6. A worm centrifuge according to claim 2 wherein the switching means comprises a relay arranged between the drive motor of the conveyor worm and the drive motor of the centrifuge drum.

7. A worm centrifuge according to claim 1 wherein the drive motors comprise hydraulic motors with fully hydraulic or servo-hydraulic control.

8. A worm centrifuge according to claim 1 wherein the drive motors comprise electric motors.
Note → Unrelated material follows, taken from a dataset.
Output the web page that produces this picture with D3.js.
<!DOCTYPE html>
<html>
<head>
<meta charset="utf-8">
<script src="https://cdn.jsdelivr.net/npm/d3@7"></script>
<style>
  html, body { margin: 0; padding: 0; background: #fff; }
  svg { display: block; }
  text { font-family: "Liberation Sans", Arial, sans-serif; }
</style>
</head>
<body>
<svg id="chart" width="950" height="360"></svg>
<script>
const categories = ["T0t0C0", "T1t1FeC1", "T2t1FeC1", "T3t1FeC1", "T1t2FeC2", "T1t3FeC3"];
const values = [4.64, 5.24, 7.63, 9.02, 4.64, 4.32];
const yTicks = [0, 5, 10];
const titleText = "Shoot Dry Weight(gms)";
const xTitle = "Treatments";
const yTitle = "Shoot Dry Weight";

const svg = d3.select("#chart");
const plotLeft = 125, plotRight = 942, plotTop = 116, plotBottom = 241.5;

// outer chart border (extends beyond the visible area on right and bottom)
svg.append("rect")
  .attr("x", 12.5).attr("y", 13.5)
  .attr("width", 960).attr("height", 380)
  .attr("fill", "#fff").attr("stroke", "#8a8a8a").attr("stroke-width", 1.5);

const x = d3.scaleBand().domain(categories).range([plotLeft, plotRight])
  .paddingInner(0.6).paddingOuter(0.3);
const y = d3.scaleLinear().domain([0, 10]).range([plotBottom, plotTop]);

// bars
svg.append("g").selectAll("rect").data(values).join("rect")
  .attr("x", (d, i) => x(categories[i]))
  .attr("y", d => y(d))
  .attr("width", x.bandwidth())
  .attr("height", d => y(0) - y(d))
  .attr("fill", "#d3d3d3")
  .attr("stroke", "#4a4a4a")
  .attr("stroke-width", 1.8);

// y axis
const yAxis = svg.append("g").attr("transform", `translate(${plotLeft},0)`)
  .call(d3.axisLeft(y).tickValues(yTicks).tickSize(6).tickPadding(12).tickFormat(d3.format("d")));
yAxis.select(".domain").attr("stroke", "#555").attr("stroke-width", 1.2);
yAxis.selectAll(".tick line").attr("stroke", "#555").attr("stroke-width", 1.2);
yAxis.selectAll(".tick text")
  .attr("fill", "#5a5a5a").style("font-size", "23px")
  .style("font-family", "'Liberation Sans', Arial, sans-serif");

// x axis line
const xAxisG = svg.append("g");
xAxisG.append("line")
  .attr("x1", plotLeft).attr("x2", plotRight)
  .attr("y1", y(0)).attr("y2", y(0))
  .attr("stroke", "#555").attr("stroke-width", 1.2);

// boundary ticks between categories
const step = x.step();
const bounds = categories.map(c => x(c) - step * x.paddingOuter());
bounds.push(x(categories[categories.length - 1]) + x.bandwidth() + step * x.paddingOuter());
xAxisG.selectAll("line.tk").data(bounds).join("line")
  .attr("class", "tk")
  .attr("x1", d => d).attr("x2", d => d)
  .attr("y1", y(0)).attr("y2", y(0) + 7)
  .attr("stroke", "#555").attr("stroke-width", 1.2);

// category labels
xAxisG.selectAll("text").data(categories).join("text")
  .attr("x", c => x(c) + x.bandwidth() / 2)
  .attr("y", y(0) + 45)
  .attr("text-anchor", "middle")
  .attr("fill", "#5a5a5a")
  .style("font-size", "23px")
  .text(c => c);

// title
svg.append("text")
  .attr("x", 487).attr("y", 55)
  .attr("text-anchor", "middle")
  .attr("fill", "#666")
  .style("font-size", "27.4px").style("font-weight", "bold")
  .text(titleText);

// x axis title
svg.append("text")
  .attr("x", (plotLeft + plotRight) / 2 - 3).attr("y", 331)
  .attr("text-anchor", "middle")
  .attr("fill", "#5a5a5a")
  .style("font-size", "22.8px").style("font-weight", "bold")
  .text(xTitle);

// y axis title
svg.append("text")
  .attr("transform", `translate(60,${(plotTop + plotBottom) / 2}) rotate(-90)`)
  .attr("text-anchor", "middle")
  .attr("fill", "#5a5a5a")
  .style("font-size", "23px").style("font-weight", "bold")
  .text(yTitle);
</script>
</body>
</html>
9. A worm centrifuge, comprising: a rotatably supported centrifuge drum; a conveyor worm rotatably supported within the centrifuge drum; a drive motor for the centrifuge drum and a regulatable speed drive motor for the conveyor worm; a planetary gear having its housing connected to the centrifuge drum, its output connected to the conveyor worm, and its input connecting to the drive motor for the conveyor worm; switching means for selectively switching the drive motor for the centrifuge drum on after the centrifuge drum or conveyor worm have been brought to operating speed; and a switchable coupling means for selectively mechanically coupling the input drive shaft of the planetary gear to the planetary gear housing during start-up operation of the centrifuge drum and conveyor worm such that the drum and worm rotate at the same speed.
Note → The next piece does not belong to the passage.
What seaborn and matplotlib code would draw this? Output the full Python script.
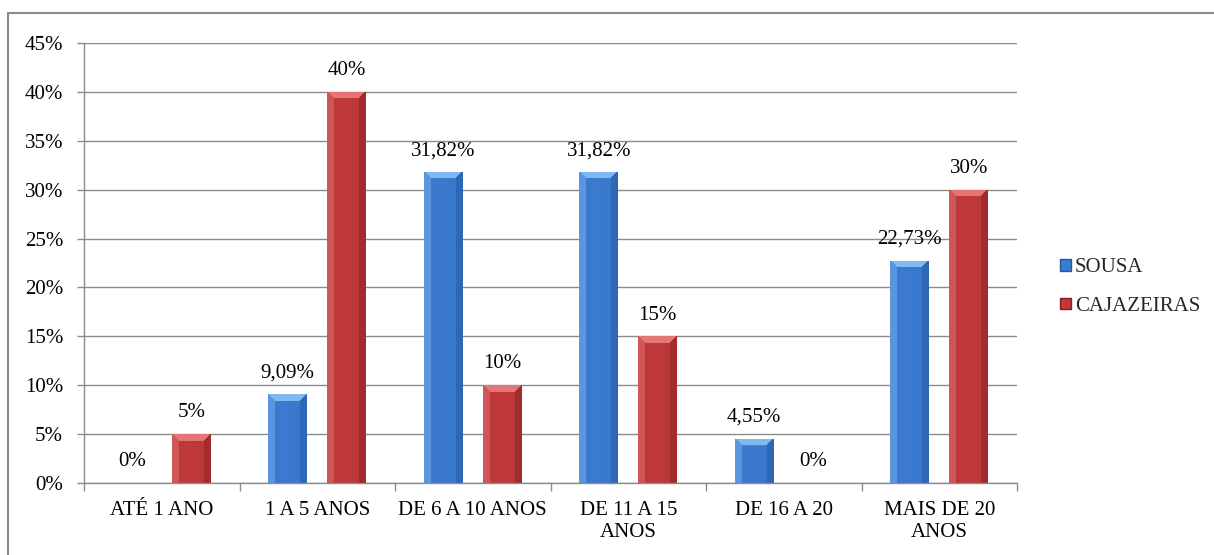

10. A method of operating a worm centrifuge having a rotatable centrifuge drum, a conveyor worm rotatably supported within the drum, a variable speed first motor driving the conveyor worm through a planetary gear, and a second motor driving a housing of the planetary gear, said housing being connected to the centrifuge drum unloaded connecting an input drive of the planetary gear to the planetary gear housing and turning on the first motor to slowly bring the centrifuge drum and conveyor worm up to approximate operating speed by gradually increasing speed; disconnecting the input of the planetary gear from the housing and turning on the second motor so as to bring the centrifuge drum to a first operating speed and the conveyor worm to a different operating speed; and loading the centrifuge drum.

11. The method of claim 10 wherein the first motor is switched on and off as needed to maintain operating RPM of the conveyor worm.